Étant depuis peu l'heureux propriétaire d'un MacBook Pro 2018 avec TB, je souhaiterais pour des raisons personnelles installer Windows 10 via l'utilitaire BootCamp pour pouvoir jouer à certains jeux vidéos mais également pour des raisons professionnelles accéder à cette même partition via un logiciel de virtualisation (probablement Parallels) car j'utilise de petits logiciels qui ne nécessitent pas de booter totalement sur W10.

Or, avant de me lancer là dedans, je me suis renseigné à gauche et à droite, et il semble qu'une fois que W10 est installé via BootCamp, si je souhaite accéder à ma partition via Parallels (ou autre), Windows bloque en annonçant que le numéro de licence est déja utilisé (il doit probablement considérer que l'émulateur est un 2nd ordinateur).

J'aimerais donc connaître votre avis sur la question et savoir si cette restriction peut-être contournée.

Question subsidiaire : Pensez-vous qu'utiliser une version OEM serait plus judicieux sur un Macbook Pro (financièrement parlant) ?

Voilà j'espère avoir été assez clair et merci d'avance pour vos réponses


----------



## Locke (29 Novembre 2018)

Sioko a dit:


> Étant depuis peu l'heureux propriétaire d'un MacBook Pro 2018 avec TB, je souhaiterais pour des raisons personnelles installer Windows 10 via l'utilitaire BootCamp pour pouvoir jouer à certains jeux vidéos mais également pour des raisons professionnelles accéder à cette même partition via un logiciel de virtualisation (probablement Parallels) car j'utilise de petits logiciels qui ne nécessitent pas de booter totalement sur W10.


A la base il te faut un gros disque dur interne, déjà voilà ce que préconise Apple maintenant en taille minimale... https://support.apple.com/fr-fr/HT201468 ...donc là ça se corse. Ensuite ton souhait de vouloir utiliser Parallels Desktop n'est pas un problème surtout pour de petites applications, mais l'espace pris par un fichier de virtualisation est assez conséquent.

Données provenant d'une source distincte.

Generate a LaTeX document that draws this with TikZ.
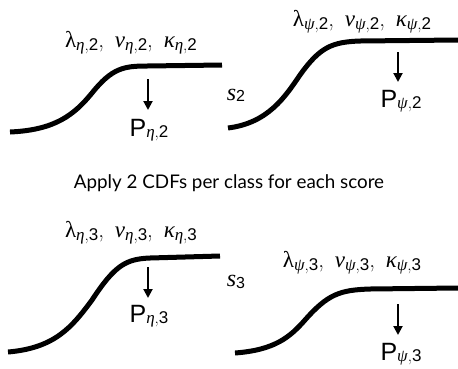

A la base, ça ne prend que 8 Go, mais très vite et après utilisation et installation de logiciels, cet espace va osciller entre 20/30 Go.

Comme tu le constates, il faut un gros disque dur interne, d'autant plus que pour macOS fonctionne correctement, qu'il faut lui laisser un espace minimal entre 15/20 Go. A toi de faire le calcul et jouer avec des jeux récents Windows nécessite une bonne carte graphique et non pas une simple puce graphique.


Sioko a dit:


> Question subsidiaire : Pensez-vous qu'utiliser une version OEM serait plus judicieux sur un Macbook Pro (financièrement parlant) ?


Non, une version OEM ne peut s'installer que sur la gamme de matériel prévue, si changement de carte mère il y a, l'installation ne se fera pas, du moins le n° de licence ne sera pas pris en compte, donc pas d'activation.


----------